YOUR INSTRUCTIONS:
Extract everything from the first line through the line with "1.25, 1.5, 1.75, 2.0, 2.25, 2.5, 2.75, 3.0]", both ends included, except for any pictures.

SUPPLIED INFORMATION:
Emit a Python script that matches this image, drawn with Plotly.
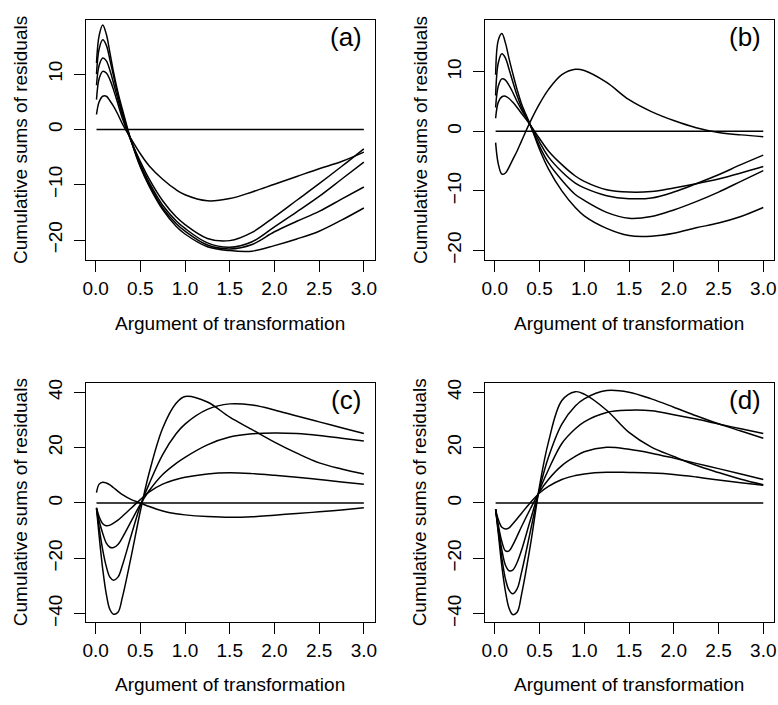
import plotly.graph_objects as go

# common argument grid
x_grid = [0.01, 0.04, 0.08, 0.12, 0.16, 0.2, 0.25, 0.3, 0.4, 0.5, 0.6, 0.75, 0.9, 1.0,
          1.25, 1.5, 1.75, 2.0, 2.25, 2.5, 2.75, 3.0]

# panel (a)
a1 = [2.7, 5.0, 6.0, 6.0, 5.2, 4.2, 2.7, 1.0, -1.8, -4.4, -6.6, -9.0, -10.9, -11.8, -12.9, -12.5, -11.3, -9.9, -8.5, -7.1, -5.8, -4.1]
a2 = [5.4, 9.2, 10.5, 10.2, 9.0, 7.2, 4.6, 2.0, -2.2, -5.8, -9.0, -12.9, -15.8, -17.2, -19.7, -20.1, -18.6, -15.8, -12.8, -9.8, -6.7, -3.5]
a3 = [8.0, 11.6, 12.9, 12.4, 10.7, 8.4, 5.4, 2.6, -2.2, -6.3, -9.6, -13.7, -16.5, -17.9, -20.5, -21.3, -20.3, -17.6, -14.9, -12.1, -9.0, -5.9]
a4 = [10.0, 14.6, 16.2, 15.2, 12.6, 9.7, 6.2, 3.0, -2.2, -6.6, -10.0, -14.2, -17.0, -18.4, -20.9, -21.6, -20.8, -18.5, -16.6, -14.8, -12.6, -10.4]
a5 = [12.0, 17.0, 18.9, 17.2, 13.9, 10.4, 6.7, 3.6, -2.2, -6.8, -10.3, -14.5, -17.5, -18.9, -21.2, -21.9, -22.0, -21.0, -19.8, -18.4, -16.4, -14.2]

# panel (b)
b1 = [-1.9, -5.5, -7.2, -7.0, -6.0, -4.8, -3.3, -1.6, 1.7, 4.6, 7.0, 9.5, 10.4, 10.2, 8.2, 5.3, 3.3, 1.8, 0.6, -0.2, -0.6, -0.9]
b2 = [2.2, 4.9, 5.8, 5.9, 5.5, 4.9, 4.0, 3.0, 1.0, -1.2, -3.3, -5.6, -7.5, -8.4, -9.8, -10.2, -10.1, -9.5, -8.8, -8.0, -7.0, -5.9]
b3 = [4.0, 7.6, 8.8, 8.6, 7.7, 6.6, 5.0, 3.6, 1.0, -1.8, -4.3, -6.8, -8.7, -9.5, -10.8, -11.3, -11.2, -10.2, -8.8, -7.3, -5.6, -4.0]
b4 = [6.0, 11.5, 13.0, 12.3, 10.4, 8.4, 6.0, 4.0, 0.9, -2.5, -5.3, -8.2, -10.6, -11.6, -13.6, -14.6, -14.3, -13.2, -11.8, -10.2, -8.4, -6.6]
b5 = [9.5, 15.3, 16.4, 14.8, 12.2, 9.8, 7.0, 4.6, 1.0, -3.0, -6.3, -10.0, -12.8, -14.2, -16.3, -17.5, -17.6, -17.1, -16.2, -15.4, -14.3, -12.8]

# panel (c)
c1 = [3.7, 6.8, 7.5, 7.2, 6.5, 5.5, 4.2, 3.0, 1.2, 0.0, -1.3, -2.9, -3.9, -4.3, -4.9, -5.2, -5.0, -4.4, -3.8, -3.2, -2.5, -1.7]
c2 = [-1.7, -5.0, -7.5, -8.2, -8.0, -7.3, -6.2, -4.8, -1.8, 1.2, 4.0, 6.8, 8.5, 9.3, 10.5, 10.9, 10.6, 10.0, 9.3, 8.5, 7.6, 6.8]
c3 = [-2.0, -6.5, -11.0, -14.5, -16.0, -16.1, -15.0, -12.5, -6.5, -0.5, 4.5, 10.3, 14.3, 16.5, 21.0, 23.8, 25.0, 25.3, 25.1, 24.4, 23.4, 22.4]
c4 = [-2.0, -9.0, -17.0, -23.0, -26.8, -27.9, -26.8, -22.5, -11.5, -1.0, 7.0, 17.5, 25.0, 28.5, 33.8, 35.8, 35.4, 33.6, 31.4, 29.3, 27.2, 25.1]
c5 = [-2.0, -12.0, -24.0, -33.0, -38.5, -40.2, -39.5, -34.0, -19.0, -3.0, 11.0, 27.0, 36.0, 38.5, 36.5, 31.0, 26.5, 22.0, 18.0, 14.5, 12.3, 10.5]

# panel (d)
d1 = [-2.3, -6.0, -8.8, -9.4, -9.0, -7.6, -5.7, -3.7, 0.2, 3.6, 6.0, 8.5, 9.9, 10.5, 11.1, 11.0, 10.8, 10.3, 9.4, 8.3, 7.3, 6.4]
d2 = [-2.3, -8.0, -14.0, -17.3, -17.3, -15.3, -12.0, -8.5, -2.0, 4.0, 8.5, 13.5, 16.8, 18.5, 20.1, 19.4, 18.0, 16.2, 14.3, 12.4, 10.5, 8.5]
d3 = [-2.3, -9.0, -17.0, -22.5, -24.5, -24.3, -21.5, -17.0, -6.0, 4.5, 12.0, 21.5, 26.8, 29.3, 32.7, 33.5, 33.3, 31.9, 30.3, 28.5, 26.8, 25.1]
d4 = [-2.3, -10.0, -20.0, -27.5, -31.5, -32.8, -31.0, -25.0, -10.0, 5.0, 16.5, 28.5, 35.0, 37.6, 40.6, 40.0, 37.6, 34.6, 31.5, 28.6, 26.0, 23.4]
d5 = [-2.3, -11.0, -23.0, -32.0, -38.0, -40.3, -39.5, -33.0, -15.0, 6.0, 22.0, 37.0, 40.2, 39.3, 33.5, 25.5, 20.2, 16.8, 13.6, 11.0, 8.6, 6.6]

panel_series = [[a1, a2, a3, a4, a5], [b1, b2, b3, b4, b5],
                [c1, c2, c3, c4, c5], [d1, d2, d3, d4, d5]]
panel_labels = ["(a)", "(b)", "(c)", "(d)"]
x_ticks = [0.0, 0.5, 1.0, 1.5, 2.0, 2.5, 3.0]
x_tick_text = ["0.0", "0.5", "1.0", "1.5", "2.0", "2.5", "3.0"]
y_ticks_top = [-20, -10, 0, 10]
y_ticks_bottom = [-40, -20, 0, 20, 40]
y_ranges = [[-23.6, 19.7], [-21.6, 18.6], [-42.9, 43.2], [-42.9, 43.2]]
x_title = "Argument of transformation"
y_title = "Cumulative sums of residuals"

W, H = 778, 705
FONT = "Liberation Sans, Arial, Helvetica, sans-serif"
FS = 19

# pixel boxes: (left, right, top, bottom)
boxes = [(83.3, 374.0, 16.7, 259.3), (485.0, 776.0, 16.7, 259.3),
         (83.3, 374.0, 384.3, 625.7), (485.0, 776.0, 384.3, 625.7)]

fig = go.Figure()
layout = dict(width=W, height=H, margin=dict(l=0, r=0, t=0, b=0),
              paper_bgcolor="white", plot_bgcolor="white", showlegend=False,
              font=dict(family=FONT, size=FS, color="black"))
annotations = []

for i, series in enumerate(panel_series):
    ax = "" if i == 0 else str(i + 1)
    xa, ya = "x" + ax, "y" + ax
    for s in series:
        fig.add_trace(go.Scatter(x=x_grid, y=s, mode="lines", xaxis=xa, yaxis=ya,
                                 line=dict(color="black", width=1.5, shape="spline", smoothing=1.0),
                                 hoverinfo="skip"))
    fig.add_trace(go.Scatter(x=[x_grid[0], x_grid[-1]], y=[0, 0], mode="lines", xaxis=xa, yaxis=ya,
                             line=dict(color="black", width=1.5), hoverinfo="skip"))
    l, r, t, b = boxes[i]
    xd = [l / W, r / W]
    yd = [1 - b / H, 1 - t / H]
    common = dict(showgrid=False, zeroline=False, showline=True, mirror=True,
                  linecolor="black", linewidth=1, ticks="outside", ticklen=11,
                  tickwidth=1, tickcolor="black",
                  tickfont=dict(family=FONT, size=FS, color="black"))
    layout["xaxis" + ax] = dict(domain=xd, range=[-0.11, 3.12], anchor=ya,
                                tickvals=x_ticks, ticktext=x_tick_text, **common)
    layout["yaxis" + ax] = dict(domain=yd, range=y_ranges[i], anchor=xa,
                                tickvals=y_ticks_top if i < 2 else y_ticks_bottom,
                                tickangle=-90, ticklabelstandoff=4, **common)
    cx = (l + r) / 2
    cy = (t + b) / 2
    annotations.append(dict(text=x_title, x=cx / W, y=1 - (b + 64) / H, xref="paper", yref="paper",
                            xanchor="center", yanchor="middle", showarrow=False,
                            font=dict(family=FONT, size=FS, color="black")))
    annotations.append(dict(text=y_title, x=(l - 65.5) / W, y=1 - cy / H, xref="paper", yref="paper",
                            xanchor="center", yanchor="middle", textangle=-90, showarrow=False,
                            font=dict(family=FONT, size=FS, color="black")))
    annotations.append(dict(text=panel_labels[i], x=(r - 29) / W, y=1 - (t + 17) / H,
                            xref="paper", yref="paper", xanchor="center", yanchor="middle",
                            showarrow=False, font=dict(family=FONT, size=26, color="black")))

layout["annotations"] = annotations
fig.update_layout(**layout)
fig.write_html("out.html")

RESPONSE TO THIS EXERCISE:
Emit a Python script that matches this image, drawn with Plotly.
import plotly.graph_objects as go

# common argument grid
x_grid = [0.01, 0.04, 0.08, 0.12, 0.16, 0.2, 0.25, 0.3, 0.4, 0.5, 0.6, 0.75, 0.9, 1.0,
          1.25, 1.5, 1.75, 2.0, 2.25, 2.5, 2.75, 3.0]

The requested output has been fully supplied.